The Gods have become Diseases
‘The gods have become diseases. Zeus no longer rules Olympus, but rather the solar plexus and produces curious specimens for the doctor’s consulting-room or disorders the brains of politicians and journalists who unwittingly let loose psychic epidemics upon the world.’ Carl Gustav Jung.
I
Suddenly your heart is beating faster,
you draw in breath... sharply... look again.
Unable to move, unable to master
the simplest tasks. You struggle to regain
your sense of control, but it keeps slipping.
Everything now becomes different
as if an arrow were twisting
in your chest with a message, sent,
its orders dictated by the heart:
‘Everything in your life must change.’
Your once familiar routine now starts
to become completely new.
You might have fallen in love, except some
doctor tells you: ‘Take it easy ... Yes, you.’
II
Diabetes is the most alluring
femme fatale, sister of Artemis:
sweet as urine, bitter as the sugar
she throws in your blood: the cruelest mistress.
Through the Langerhan archipelago
her hounds, on loan from her fierce sibling,
devour everything in their way. There is
only delay, no stopping her killing.
To satisfy her hunger she bites through
pancreas, eyes, nerve endings in the feet.
She sighs in ecstasy : ‘Oh, that’s so sweet!’
Only Insulin’s love can distract her
as she drives forward in her conquest.
For a while, his needle halts her progress.
III
Once you believed in the existence
of a soul that can, and will, take flight,
once the body loses its life essence.
Now body holds sway. The gene has the right
to dictate every action, what you
really are. All mystery has gone - or
has it? In moments when you see
loved ones losing their sense of order
acting as if they lost their shame
caught in labyrinths of sicknesses that
you disguise under familiar names:
Parkinson’s, Altzheimer’s, Tourette’s, whatever...

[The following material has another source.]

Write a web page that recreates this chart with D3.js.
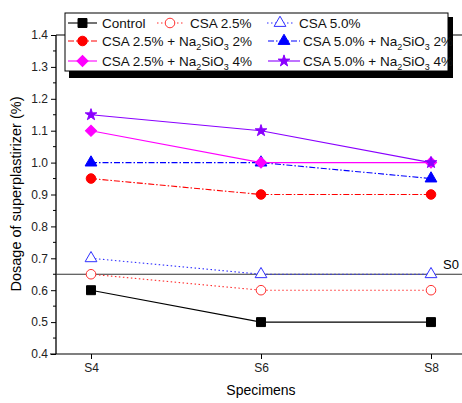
<!DOCTYPE html>
<html><head><meta charset="utf-8">
<script src="https://cdn.jsdelivr.net/npm/d3@7"></script>
<style>body{margin:0;background:#fff}svg{display:block;font-family:Arial,"Liberation Sans",sans-serif}</style>
</head><body><svg id="c" width="462" height="403"></svg>
<script>
const specimens = ["S4","S6","S8"];
const control = [0.6,0.5,0.5];
const csa25 = [0.65,0.6,0.6];
const csa50 = [0.7,0.65,0.65];
const csa25na2 = [0.95,0.9,0.9];
const csa50na2 = [1.0,1.0,0.95];
const csa25na4 = [1.1,1.0,1.0];
const csa50na4 = [1.15,1.1,1.0];
const s0Value = 0.65;
const yTicks = [0.4,0.5,0.6,0.7,0.8,0.9,1.0,1.1,1.2,1.3,1.4];

const series = [
 {name:"Control", vals:control, color:"#000", dash:null, sym:"square", fill:true},
 {name:"CSA 2.5%", vals:csa25, color:"#ff3030", dash:"1.5,2.5", sym:"circle", fill:false},
 {name:"CSA 5.0%", vals:csa50, color:"#3030ff", dash:"1.5,2.5", sym:"triangle", fill:false},
 {name:"CSA 2.5% + Na2SiO3 2%", vals:csa25na2, color:"#ff0000", dash:"6,2,1.5,2", sym:"circle", fill:true},
 {name:"CSA 5.0% + Na2SiO3 2%", vals:csa50na2, color:"#0000ff", dash:"6,2,1.5,2", sym:"triangle", fill:true},
 {name:"CSA 2.5% + Na2SiO3 4%", vals:csa25na4, color:"#ff00ff", dash:null, sym:"diamond", fill:true},
 {name:"CSA 5.0% + Na2SiO3 4%", vals:csa50na4, color:"#8a00ff", dash:null, sym:"star", fill:true}
];

const svg = d3.select("#c");
const pL=56, pR=466, pT=35, pB=354;
const x = d3.scalePoint().domain(specimens).range([91,431]);
const y = d3.scaleLinear().domain([0.4,1.4]).range([pB,pT]);

// frame
svg.append("line").attr("x1",pL).attr("x2",pR).attr("y1",pT).attr("y2",pT).attr("stroke","#000").attr("stroke-width",1.2);

// y axis
const ya = svg.append("g").attr("transform",`translate(${pL},0)`)
 .call(d3.axisLeft(y).tickValues(yTicks).tickFormat(d3.format(".1f")).tickSize(5).tickPadding(3));
const yminor = d3.range(0.45,1.4,0.1);
ya.selectAll(".minor").data(yminor).enter().append("line").attr("x1",-3).attr("x2",0)
 .attr("y1",d=>y(d)).attr("y2",d=>y(d)).attr("stroke","#000");
ya.select(".domain").attr("stroke-width",1.3).attr("d",`M0,${pT}V${pB}`);
ya.selectAll("text").attr("font-size",12).attr("fill","#222");

// x axis
const xa = svg.append("g").attr("transform",`translate(0,${pB})`)
 .call(d3.axisBottom(x).tickSize(5).tickPadding(4));
xa.select(".domain").attr("d",`M${pL-6},0H${pR}`).attr("stroke-width",1.2);
xa.selectAll("text").attr("font-size",12).attr("fill","#222");

svg.append("text").attr("x",261).attr("y",395).attr("text-anchor","middle").attr("font-size",14).text("Specimens");
svg.append("text").attr("transform","translate(21,194) rotate(-90)").attr("text-anchor","middle").attr("font-size",14.5).text("Dosage of superplastirizer (%)");

// S0 line
svg.append("line").attr("x1",pL).attr("x2",pR).attr("y1",y(s0Value)).attr("y2",y(s0Value)).attr("stroke","#333").attr("stroke-width",1.2);
svg.append("text").attr("x",443).attr("y",y(s0Value)-5).attr("font-size",13).text("S0");

function symbolPath(sym){
 const m={square:[d3.symbolSquare,80],circle:[d3.symbolCircle,72],triangle:[d3.symbolTriangle,60],diamond:[d3.symbolSquare,62],star:[d3.symbolStar,42]};
 return d3.symbol().type(m[sym][0]).size(m[sym][1])();
}
function drawMarker(g,s,cx,cy){
 g.append("path").attr("d",symbolPath(s.sym)).attr("transform",`translate(${cx},${cy})${s.sym==="diamond"?" rotate(45)":""}`)
  .attr("fill",s.fill?s.color:"#fff").attr("stroke",s.color).attr("stroke-width",1);
}
const line = d3.line().x((d,i)=>x(specimens[i])).y(d=>y(d));
series.forEach(s=>{
 svg.append("path").attr("d",line(s.vals)).attr("fill","none").attr("stroke",s.color).attr("stroke-width",1.1)
  .attr("stroke-dasharray",s.dash);
});
series.forEach(s=>{
 const g=svg.append("g");
 s.vals.forEach((v,i)=>drawMarker(g,s,x(specimens[i]),y(v)));
});

// legend
const lg = svg.append("g");
lg.append("rect").attr("x",69).attr("y",17).attr("width",384).attr("height",61).attr("fill","#000");
lg.append("rect").attr("x",65).attr("y",13).attr("width",383).attr("height",58).attr("fill","#fff").attr("stroke","#000").attr("stroke-width",1);
const pos = [
 [68,97,23,102],[157,183,23,190],[267,293,23,299],
 [68,97,41,102],[268,300,41,303],
 [68,97,61,102],[268,300,61,303]
];
series.forEach((s,i)=>{
 const [x1,x2,yy,tx]=pos[i];
 lg.append("line").attr("x1",x1).attr("x2",x2).attr("y1",yy).attr("y2",yy).attr("stroke",s.color).attr("stroke-width",1.1).attr("stroke-dasharray",s.dash);
 drawMarker(lg,s,(x1+x2)/2,yy);
 const t=lg.append("text").attr("x",tx).attr("y",yy+5).attr("font-size",13.5).attr("fill","#111");
 const m=s.name.match(/^(.*Na)2(SiO)3(.*)$/);
 if(m){
  t.append("tspan").text(m[1]);
  t.append("tspan").attr("dy",4).attr("font-size",9).text("2");
  t.append("tspan").attr("dy",-4).text(m[2]);
  t.append("tspan").attr("dy",4).attr("font-size",9).text("3");
  t.append("tspan").attr("dy",-4).text(m[3]);
 } else t.text(s.name);
});
</script></body></html>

The body runs on, an efficient machine:
what is lost is the soul, not the gene.
IV
When at last the symptoms begin to lull
lost sensations begin to reappear.
Admittedly they are still pretty dull,
but at last your perception begins to clear
with an intensity that can surprise
senses dulled by fatigue and pain.
A world once glimpsed through watery eyes
reappears, comes alive again.
Insect footsteps along the ground -
that normally go unnoticed by
even the most acute of ears - are found
to have become incredibly loud,
while the eyes are rendered almost blind
when the sunlight emerges from behind clouds.
V
Imagine you have returned from your meal
in the hall of Olympus and are back
home in familiar streets and feel
ready to eat again. All you lack
on the dining room table are a few
simple ingredients, maybe some bread
or fruit, or salt - nothing special that you
cannot get locally. Quickly you head
to some shop where the things you need
are easily obtained. You walk out
feeling that the street is safe, freed
from troublesome gods playing games
with your life. Then you hear a familiar voice say:
‘My throw.’ And a dice rattling in your DNA.
Graham Mummery was born in Altrincham, Cheshire but has lived in Kent most of his life. He works for an investment bank in London at Canary Wharf. Poems and translations of his (from the German of Rilke and the French of René Char) have appeared in several magazines including Obsessed with Pipework, Psychopoetica and Equinox.